桐華說得好,若曦可以為十三和四挑戰第一個帝王的權威,她為什麼不能為老八他們反抗第二個? 因為她和老八有過一段情事,要避嫌嗎?如果若曦真這麼想,那麼可以肯定的是,她對老八並未忘情,因為她心有暗鬼,可是正因為對她來說,今日為老八作的事,和她當年為十四、十三作的事並沒有區別,早在她將心交托給了胤禛開始,她對老八就如對父兄,所以她心中坦然;正因為她眼睛裏面沒有皇帝,只有丈夫,所以可以為了親人向丈夫一哭二鬧,因為他會心疼。

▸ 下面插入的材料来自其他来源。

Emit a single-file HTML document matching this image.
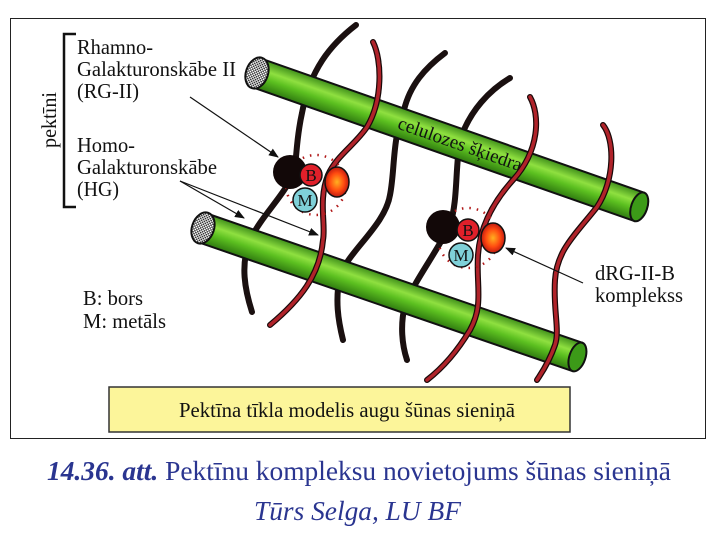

胤禛自然生氣,如果今天這樣做的不是這個在他心裏惟一生了根的女人,而是別的什麼妃子,那等於是挑戰了他帝王的權威,他給的不是冷宮就是白綾,他有權如此;可是因為他的心深有所愛,就不可能讓權力淩駕於他的人性,至少,對一個人如此。他雖然生氣,可是仍然像以往一樣沒想過要放開她,若曦擋在中間阻止他對付老八他們是意料中事,他就是愛她重情有義的性情。他將若曦的阿瑪和弟弟拔出西北根據地,摘掉馬爾泰家的實權,是為將來她的冊封作準備,曆來後宮的奪床鬥爭之所以慘酷不亞於朝堂上的鬥爭,正因為彼此之間是一體的兩面,只要馬爾泰家在朝中沒有勢力,不管他再怎麼寵愛若曦,那都只是他們倆人之間的事,也才能真正的護住若曦。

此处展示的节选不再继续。